A hybrid of a primitive citrus and sour mandarin orange, yuzu originated in China, but, today, is widely cultivated in Japan and Korea, and has long played an integral role in East Asian cuisines. It made a splash Stateside in 1994, when celebrated restaurateur Nobu Matsuhisa first opened his eponymous restaurant in New York; Nobu’s Asian fusion cuisine was anchored by a signature yuzu dressing, which added garlicky zing to a wild mushroom salad, and soon became widely imitated.
Bartenders were not blind to the trend, but largely lacked access to the fruit, which, until recently, was prohibitively expensive—about $20 a pound—if it could be found at all. A measure enacted in the late 1980s prevented whole yuzu from being imported into the U.S. and it wasn’t until the 1990s that a handful of California farmers began growing it domestically. Only within the past few years, however, has the supply reached a level capable of driving prices down and within the reach of cocktail bars.
In the meantime, most bars have made do with either bottled yuzu juice or frozen concentrate, in place of fresh produce. In fact, some prefer to use these products, still, (or a blend of frozen and fresh) to help keep prices in check as well as for greater consistency. Atlanta-based bartender and consultant Tiffanie Barriere, for example, uses frozen concentrate in her fizzy Golden Time of Day cocktail, made with pisco and yellow Chartreuse, topped up with fizzy Topo Chico. “It’s not really a swap [for lemon juice], just an alternate,” she notes of yuzu’s flavor. “It’s a different type of acid that takes most spirits to a sweet and tart level.”
Aided by a growing demand for Japanese-style bars and with it, Japanese flavors, bartenders have been experimenting with the fruit’s nuanced aroma, flavor and acidity, which is typically milder than lemon with floral hints and a touch of sweetness, although some bartenders say it can offer higher acidity.
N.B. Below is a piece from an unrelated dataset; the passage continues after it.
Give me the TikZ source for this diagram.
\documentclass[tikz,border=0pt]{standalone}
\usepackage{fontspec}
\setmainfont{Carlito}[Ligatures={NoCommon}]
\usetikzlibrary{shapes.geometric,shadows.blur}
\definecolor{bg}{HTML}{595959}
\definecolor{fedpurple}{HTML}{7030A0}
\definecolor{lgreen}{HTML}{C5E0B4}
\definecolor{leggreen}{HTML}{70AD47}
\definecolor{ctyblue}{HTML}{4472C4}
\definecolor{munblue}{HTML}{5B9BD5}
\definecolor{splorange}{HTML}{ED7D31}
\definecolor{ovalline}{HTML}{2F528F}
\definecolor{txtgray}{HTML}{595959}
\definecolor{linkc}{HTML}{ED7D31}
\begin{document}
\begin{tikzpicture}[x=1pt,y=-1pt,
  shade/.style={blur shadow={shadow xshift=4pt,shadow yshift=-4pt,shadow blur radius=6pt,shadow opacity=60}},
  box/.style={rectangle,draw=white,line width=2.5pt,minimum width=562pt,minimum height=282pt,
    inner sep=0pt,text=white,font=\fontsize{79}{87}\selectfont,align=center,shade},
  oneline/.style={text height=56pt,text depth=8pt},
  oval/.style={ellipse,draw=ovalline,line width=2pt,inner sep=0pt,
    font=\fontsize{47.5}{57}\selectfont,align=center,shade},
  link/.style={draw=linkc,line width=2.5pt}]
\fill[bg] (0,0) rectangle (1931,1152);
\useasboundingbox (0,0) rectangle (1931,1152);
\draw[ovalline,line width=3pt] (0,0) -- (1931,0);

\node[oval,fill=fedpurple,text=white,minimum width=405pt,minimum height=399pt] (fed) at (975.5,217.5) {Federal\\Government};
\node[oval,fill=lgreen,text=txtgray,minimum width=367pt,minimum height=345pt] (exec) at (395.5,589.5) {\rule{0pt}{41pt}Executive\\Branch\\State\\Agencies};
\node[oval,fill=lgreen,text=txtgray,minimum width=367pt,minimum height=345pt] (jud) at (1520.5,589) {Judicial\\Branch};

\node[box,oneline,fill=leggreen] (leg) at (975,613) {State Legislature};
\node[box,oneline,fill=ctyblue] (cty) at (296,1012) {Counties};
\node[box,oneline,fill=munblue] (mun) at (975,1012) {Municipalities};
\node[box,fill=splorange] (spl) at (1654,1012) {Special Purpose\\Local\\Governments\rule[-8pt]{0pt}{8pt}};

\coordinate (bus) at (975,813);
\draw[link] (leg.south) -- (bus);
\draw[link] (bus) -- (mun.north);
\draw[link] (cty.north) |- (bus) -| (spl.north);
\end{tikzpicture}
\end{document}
On the opening menu of New York’s Katana Kitten, yuzu starred in the Yuzu-Shio Daiquiri, adding an Asian accent to the expected lime and the duo of rums—one from Barbados, one from Japan. Further uptown at the George Washington Bar, yuzu adds an acidic counterpart to the 1738 Punch, a Cognac-based drink with Cointreau and melon cordial.
In the current cocktail revival, where the spirits landscape is continually evolving, while lemons and limes stay, well, the same, it’s hardly surprising that bartenders would find the unique acidity of yuzu so alluring.
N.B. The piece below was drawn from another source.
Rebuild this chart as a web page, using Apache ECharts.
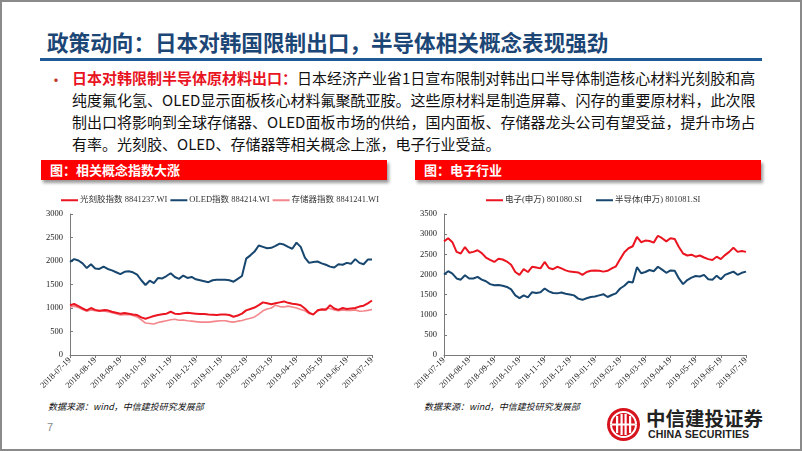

“It’s so exciting to have a different citrus to acidify cocktails with,” says Beth Dixon, bar manager of Richmond, Virginia’s Perch, which marries flavors like kimchi or furikake with Southern comfort food. “The chef-owner of Perch, Mike Ledesma, is Filipino, so we like to bring in a lot of Asian flavors to enhance our cocktail flavors and pair drinks with the cuisine.” To that end, Dixon incorporates yuzu into drinks such as a Ramos Gin Fizz variation and a playfully blue-tinted Blue-Zu Daiquiri. “As far as flavor, it definitely tastes more like a sour orange or grapefruit,” she says, adding, “I like the little bit of floral aromatics as it gives depth to a cocktail.”
To avoid burying yuzu’s delicate flavor, in general bartenders tend to pair yuzu with white spirits like gin, vodka or unaged rum. At Katana Kitten, however, head bartender Masahiro Urushido incorporates the fruit however he can, stretching the flavor as far as possible. “When the whole fruit is available (and budget is not a concern) it makes absolutely delicious oleo saccharum or sherbet,” he says. Urushido uses the entire fruit: skins, juice, the spent husks, and even saves the seeds hoping to one day cultivate his own trees. Though the skins, and their delicately aromatic oils are “the best part,” he notes that more often he relies on bottled yuzu.
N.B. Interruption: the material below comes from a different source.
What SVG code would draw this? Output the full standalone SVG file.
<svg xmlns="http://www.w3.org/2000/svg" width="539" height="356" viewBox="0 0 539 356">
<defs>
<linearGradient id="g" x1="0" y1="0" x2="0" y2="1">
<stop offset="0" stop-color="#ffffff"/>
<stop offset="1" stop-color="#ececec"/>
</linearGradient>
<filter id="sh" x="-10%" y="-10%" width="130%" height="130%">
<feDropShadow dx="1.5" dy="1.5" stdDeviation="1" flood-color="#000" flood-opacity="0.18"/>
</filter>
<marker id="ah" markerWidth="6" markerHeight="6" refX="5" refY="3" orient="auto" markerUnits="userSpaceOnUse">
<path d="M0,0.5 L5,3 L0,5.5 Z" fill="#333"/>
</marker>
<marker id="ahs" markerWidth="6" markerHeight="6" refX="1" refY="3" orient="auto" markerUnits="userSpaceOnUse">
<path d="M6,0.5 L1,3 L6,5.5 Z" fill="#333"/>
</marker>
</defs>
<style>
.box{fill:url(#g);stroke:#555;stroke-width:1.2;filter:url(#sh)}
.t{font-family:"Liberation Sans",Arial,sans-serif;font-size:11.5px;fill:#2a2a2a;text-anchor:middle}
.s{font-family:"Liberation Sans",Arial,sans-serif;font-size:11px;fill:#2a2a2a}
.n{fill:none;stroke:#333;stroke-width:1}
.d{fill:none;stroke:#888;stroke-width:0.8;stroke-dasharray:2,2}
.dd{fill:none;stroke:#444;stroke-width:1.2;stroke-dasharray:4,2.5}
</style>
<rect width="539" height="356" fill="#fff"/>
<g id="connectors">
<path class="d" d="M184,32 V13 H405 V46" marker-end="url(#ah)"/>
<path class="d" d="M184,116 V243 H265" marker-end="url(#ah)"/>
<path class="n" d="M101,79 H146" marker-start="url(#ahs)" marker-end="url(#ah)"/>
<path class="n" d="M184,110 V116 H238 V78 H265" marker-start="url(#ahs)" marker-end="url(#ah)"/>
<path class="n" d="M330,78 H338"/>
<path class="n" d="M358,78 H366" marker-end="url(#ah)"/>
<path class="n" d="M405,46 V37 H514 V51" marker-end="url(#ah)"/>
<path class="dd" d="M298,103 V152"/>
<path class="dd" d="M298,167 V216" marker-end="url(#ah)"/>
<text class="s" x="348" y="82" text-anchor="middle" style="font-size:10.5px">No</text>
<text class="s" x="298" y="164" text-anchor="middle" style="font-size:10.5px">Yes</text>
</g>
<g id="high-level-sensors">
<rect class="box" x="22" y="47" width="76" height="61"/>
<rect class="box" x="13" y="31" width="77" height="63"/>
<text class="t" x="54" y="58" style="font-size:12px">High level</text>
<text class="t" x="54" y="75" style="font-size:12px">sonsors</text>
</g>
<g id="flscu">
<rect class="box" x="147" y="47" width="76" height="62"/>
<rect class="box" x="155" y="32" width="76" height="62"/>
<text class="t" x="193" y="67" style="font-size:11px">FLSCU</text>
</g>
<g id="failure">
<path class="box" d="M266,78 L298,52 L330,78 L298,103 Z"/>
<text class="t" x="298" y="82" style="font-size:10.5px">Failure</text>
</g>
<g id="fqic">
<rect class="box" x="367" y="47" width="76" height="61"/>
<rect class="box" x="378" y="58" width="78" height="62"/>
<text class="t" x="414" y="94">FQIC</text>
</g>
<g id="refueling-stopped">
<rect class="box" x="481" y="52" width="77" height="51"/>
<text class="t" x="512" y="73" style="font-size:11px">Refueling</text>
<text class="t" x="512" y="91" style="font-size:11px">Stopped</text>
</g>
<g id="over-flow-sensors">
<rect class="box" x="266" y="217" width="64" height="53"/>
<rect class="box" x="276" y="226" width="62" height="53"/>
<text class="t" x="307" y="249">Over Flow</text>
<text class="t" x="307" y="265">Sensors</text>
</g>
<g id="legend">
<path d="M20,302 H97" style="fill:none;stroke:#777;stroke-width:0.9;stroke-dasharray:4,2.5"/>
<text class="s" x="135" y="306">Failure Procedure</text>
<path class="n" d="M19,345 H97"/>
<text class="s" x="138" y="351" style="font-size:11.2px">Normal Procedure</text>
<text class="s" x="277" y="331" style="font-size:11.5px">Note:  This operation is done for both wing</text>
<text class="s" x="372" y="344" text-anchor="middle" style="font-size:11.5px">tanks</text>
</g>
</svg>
While the bumpy-skinned fruit grows more ubiquitous by the day, it will likely never reach the level of lemons or limes. After all, it’s function is often just as much about the flavor it imparts as the symbolism it provides—a nod to the Asian heritage of the bar or ingredients. The same cannot be said for the humble lemon or lime.
No wonder some bartenders have developed an almost cultish devotion to yuzu. As Barriere says: “It takes cocktails to a higher ground.”